# Description of the task:
Go through the entries below, tally each line with the string "this", and give the final number by itself.

Stored records:
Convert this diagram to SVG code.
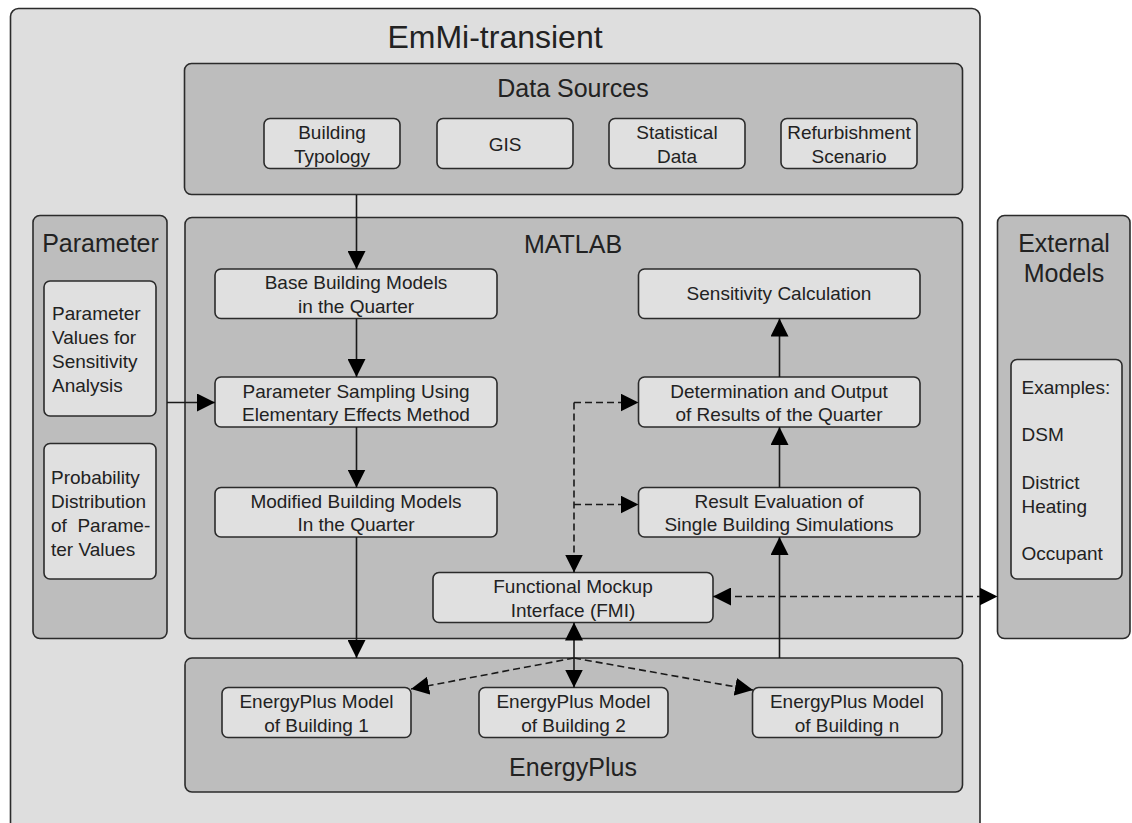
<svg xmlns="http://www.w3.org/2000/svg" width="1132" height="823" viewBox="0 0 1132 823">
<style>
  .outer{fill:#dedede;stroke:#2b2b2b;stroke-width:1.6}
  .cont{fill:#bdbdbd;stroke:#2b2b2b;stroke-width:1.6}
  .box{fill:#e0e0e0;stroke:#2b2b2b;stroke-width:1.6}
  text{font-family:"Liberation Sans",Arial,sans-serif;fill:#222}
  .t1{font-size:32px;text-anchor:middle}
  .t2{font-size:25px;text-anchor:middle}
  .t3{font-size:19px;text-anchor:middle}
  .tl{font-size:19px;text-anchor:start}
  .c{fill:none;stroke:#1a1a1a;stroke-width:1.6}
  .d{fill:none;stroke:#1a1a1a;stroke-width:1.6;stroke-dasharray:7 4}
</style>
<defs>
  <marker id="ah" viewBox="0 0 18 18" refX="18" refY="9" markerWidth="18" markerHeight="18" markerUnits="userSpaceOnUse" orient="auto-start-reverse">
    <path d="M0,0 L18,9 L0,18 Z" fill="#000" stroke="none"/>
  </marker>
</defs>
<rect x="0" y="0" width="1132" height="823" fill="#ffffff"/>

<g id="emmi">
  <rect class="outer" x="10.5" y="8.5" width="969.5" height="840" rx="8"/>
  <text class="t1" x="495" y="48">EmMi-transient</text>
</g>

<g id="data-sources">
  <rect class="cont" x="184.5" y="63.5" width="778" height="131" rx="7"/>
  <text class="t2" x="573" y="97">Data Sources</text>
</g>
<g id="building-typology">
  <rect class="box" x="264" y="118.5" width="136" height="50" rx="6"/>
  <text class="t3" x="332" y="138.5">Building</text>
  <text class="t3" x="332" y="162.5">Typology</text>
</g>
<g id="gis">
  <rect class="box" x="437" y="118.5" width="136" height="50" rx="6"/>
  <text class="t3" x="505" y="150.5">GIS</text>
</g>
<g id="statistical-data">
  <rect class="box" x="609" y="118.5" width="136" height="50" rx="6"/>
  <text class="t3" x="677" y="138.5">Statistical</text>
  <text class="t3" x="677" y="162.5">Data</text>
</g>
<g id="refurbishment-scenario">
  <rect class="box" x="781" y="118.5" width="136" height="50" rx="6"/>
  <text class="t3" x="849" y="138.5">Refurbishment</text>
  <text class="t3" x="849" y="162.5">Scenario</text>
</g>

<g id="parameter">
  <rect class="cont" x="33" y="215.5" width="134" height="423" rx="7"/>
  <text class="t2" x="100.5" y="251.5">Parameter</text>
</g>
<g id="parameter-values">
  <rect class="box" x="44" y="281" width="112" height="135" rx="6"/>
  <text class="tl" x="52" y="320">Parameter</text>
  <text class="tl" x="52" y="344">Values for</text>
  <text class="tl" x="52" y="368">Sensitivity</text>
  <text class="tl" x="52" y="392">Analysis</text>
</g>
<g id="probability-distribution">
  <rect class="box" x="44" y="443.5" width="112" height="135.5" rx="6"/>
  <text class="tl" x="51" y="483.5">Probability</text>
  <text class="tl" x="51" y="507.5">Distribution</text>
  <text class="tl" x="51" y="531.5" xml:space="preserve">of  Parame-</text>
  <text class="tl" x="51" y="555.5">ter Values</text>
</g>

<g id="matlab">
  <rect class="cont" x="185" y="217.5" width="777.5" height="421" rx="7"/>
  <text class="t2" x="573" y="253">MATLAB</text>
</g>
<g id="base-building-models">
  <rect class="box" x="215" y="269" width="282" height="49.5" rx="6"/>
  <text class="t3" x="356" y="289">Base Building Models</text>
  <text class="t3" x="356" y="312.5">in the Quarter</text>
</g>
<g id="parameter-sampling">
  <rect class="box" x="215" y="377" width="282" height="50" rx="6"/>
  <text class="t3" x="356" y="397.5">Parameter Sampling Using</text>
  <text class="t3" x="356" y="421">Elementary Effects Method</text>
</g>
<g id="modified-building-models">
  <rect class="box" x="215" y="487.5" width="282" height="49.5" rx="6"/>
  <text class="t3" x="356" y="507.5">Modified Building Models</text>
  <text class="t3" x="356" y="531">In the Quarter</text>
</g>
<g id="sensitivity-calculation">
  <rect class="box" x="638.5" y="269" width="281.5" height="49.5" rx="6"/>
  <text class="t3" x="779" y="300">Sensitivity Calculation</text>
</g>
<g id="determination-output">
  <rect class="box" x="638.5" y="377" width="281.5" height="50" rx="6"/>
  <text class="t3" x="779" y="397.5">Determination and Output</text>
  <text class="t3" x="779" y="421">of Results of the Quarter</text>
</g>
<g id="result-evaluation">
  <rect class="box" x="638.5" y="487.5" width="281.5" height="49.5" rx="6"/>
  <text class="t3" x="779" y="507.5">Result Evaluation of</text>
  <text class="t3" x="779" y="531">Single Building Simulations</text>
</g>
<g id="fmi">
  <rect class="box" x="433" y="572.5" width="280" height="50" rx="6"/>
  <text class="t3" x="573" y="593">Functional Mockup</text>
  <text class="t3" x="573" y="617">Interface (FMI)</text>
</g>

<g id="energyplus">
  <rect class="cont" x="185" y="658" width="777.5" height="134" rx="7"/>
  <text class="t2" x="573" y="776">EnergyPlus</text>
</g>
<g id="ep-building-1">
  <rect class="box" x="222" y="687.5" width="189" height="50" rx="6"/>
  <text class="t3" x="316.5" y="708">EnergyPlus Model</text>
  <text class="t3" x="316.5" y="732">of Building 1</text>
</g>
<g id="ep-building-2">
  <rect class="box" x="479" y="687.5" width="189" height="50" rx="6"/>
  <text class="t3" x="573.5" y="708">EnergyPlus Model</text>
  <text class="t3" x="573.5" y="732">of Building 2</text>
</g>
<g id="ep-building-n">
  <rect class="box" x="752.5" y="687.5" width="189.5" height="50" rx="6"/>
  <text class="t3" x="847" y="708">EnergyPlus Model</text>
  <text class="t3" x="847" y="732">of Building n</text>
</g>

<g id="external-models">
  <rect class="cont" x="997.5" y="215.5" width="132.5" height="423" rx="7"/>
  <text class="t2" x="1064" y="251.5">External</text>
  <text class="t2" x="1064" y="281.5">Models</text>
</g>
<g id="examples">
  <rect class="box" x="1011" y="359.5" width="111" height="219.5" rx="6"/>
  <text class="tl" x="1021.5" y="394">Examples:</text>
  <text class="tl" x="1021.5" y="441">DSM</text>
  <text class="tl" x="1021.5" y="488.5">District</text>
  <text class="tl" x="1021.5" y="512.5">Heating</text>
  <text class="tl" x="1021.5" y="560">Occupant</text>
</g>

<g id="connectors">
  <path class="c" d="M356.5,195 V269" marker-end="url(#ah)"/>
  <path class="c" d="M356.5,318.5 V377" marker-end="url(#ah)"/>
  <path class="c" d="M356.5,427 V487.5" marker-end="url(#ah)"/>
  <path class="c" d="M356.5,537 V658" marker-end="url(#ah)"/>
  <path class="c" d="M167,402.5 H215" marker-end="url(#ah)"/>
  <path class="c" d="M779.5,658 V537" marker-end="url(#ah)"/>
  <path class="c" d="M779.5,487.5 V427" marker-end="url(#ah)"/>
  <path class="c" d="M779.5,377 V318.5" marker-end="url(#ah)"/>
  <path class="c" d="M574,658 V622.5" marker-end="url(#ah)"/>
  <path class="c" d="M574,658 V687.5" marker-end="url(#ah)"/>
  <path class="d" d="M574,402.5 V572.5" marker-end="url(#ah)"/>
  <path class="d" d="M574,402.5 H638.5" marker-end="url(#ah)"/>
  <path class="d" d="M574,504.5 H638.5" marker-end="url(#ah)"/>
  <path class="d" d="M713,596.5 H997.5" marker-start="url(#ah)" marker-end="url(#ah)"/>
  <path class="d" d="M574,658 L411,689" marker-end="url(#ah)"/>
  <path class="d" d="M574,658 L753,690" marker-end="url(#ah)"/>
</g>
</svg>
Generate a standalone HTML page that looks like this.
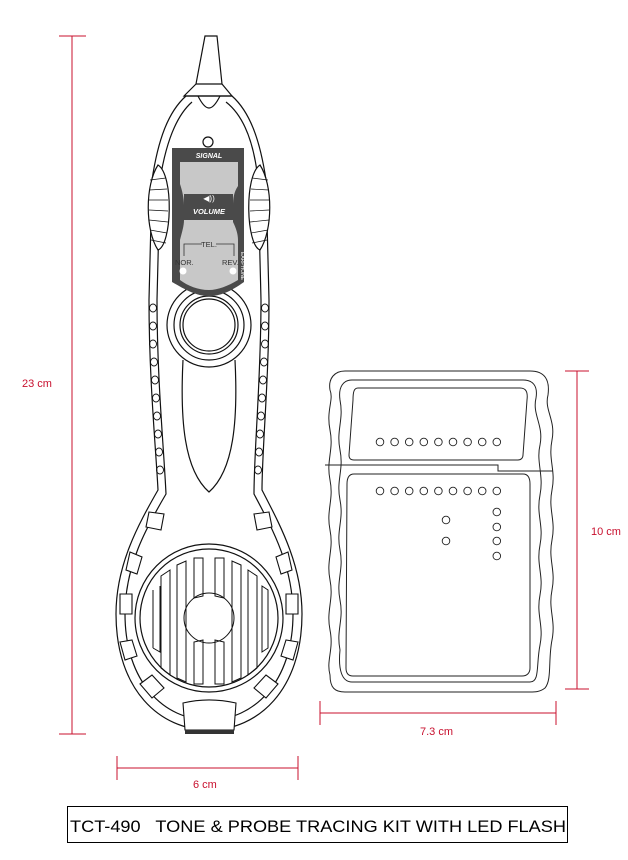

# Finished exercise:
2